The great tramp company founded by Robert Ropner in 1874 in West Hartlepool became the largest and best known in Britain. He had been born in 1838 as the son of a German Prussian Army officer and emigrated to Britain at the age of 18 years by stowing away in Hamburg, determined on a life in the Merchant Navy. However, his ship was only going as far as West Hartlepool and after a rough North Sea passage, seasickness changed his mind and he took a job in a Hartlepool bakery. He then worked for a colliery fitting and coal exporting business in Hartlepool. After becoming a naturalised British subject, he joined the Hartlepool shipowner and coal exporter, Thomas Appleby & Company. He was made a partner in 1866 and then devoted most of his time to the shipowning side of the business. In 1874, Robert decided to branch out for himself as a shipowner and divided the fleet equally with Thomas Appleby, retaining five small steamers on Baltic trading.
These five small steamers were nearly new with the eldest dating from 1870, and a brand-new steamer delivered in July of that year was named after himself for his own account in a somewhat disguised spelling of Ropner backwards, to give Renpor. She was completed by Short Brothers at Sunderland of 2,000 dwt and was under Capt. Young for her maiden voyage but was lost eight years later to pack ice in the North Atlantic whilst on a voyage from Hartlepool to Boston with iron and potatoes.

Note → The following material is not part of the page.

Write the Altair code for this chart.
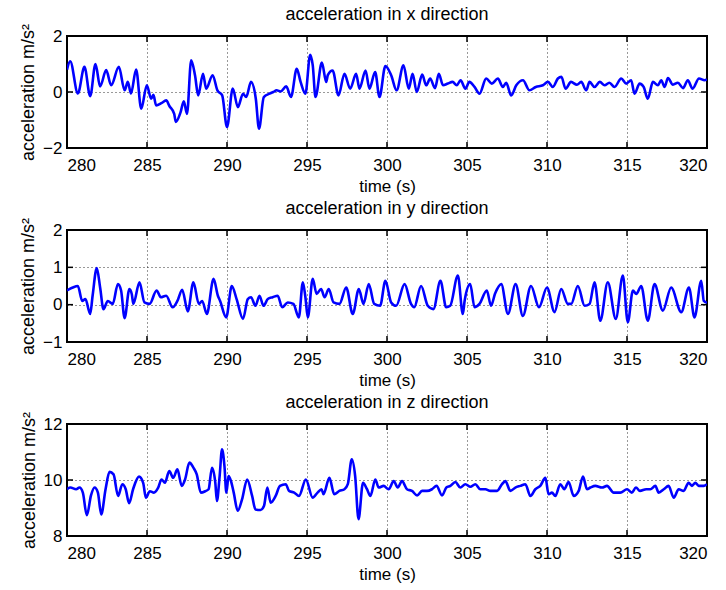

The next new tramp was Hesleden from William Gray at West Hartlepool in June 1876, followed by a near sister from the same yard, Horden in March 1877.

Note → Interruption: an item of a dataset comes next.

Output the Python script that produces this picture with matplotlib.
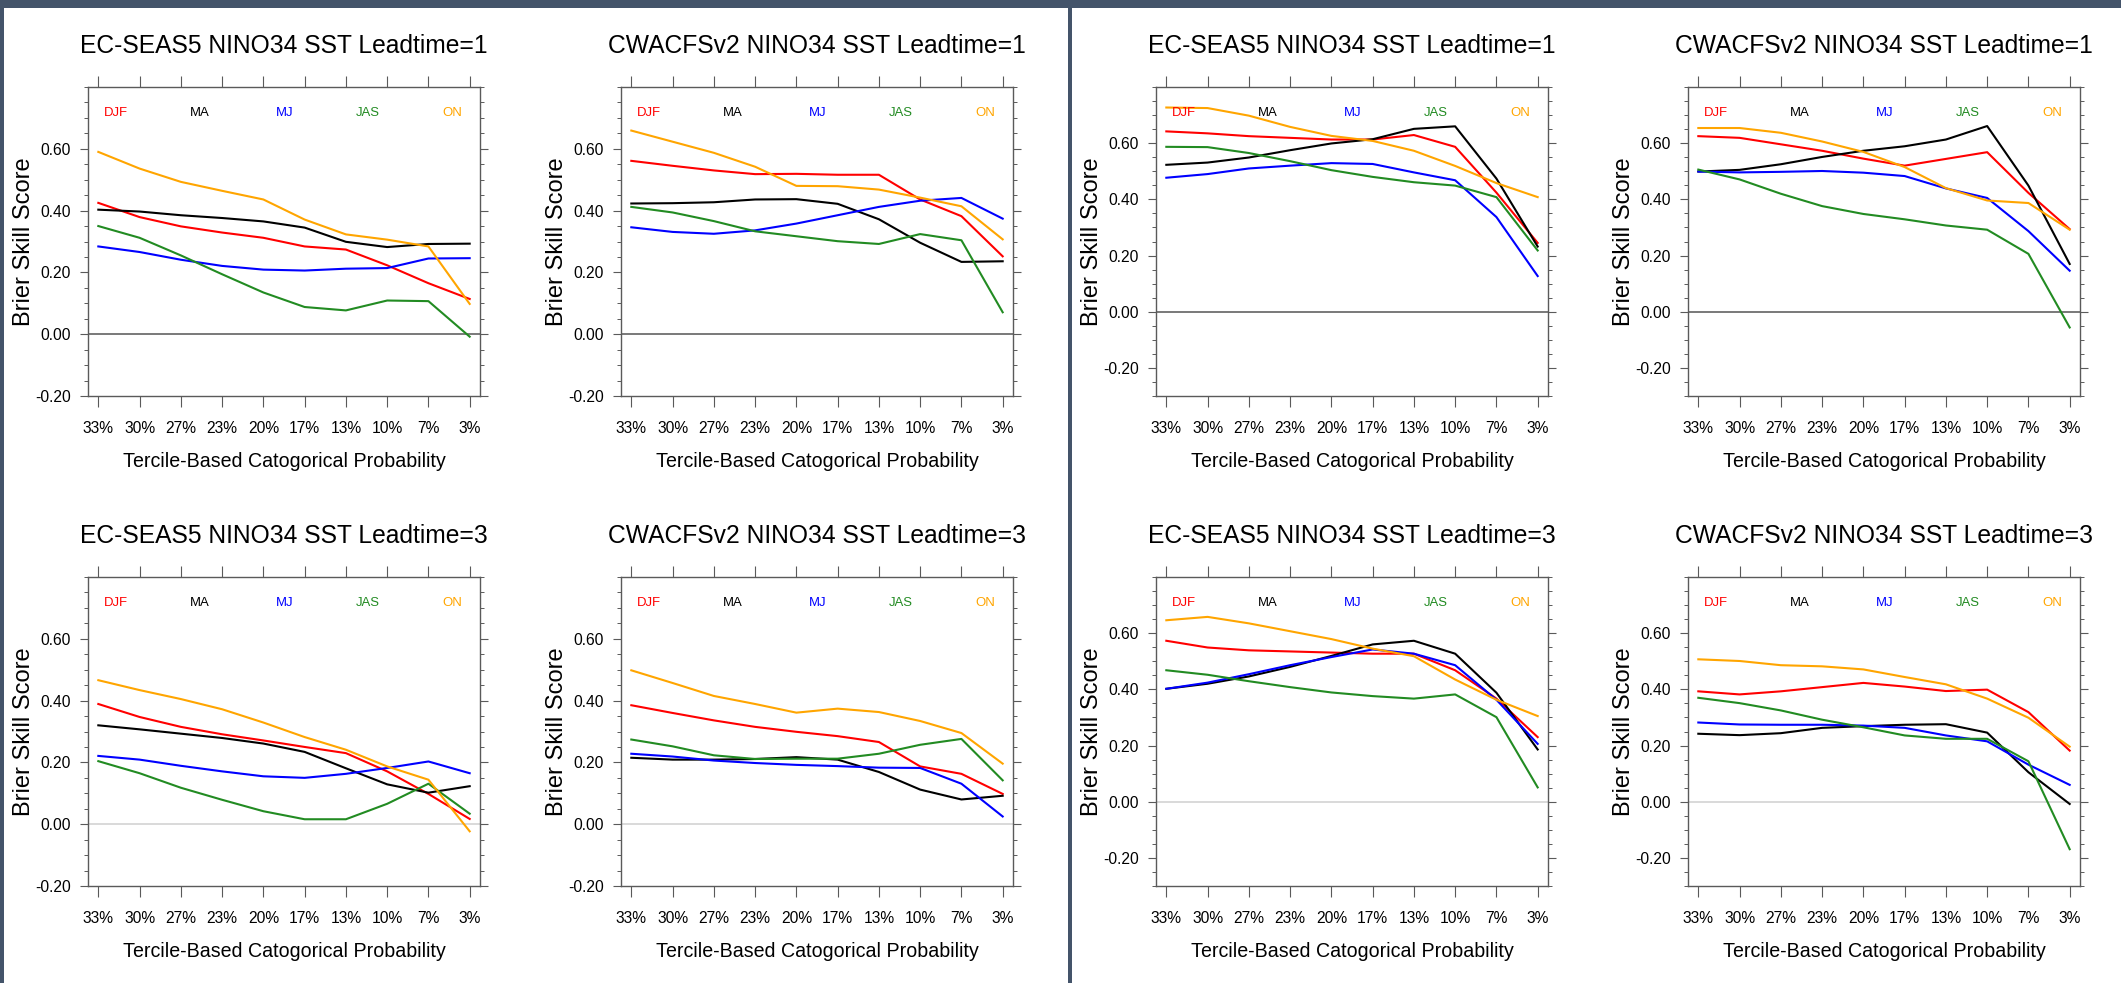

In 1879, an office was opened in Cardiff to more easily obtain coal charters from the South Wales ports, and at the end of 1880 the company owned 13 iron steam tramps, more than any other shipowner in Hartlepool. Robert also owned the largest, Elpis of 3,200 dwt, which engaged in the ‘Eternal Triangle’ trade to the Mediterranean and the Black Sea, with an occasional tea charter from China. Fifteen new tramps were launched at Hartlepool for the Ropner fleet between 1881 and 1887, with the first to have triple expansion engines being Greystoke of 1885, and the first built of steel being Wave of 1887. In that year an office was opened in London to be near the nerve centre of the chartering world, the Baltic Exchange, particularly to obtain homeward grain charters from the Black Sea.